U.S. Home Builders Benefited From Low Interest Rates This Year; Housing Starts Climbed and New-Home Sales Surged

Earlier this week, Wall Street Journal writer Will Parker reported that, “U.S. home builders benefited from low interest rates this year as housing starts climbed to levels not seen in a decade and new-home sales surged after a disappointing 2018.

“Builder confidence, as measured by the National Association of Home Builders, is now the highest since 1999. And publicly traded home-builder stocks beat the S&P 500 average this year, rising 40% as of Dec. 23, compared with the broad index’s 29% gain over the same period.

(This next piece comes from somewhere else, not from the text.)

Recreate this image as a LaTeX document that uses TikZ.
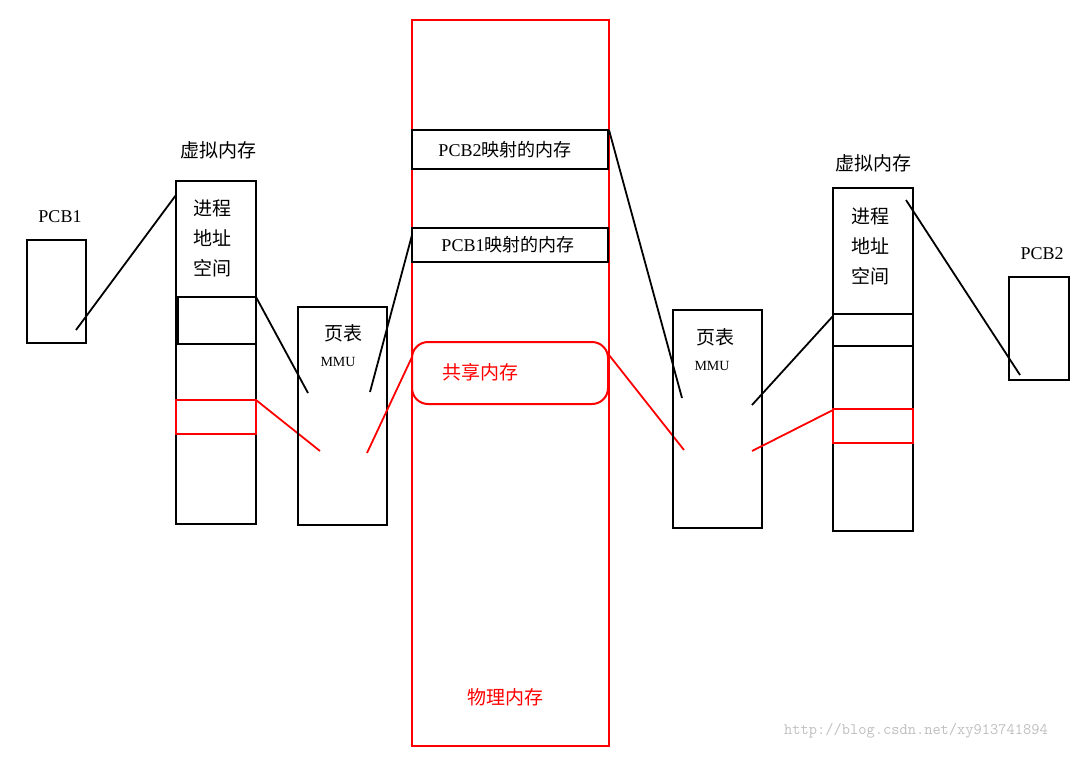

“Home builders cranked up volume partly by focusing on homes more buyers can afford. Large builders including Meritage Homes Corp. and MDC Holdings Inc. made strategic shifts to produce a higher number of less-expensive homes, targeted at a generation of millennials with lower purchasing power than average buyers in the past.”

The Journal article added that, “Strong buyer demand for more-affordable homes stoked mergers and acquisitions. In November, Taylor Morrison Home Corp. said it would purchase a West Coast competitor, William Lyon Homes, a company that does more than half of its business in the entry-level market. Scheduled to close in 2020 and valued at $2.4 billion, the deal was among the largest announced in the industry this year.

“Some home builders and analysts question whether growth will continue at the current pace next year. Fitch, for example, predicts new-home sales will only grow 1.5%, compared with 9% in 2019.”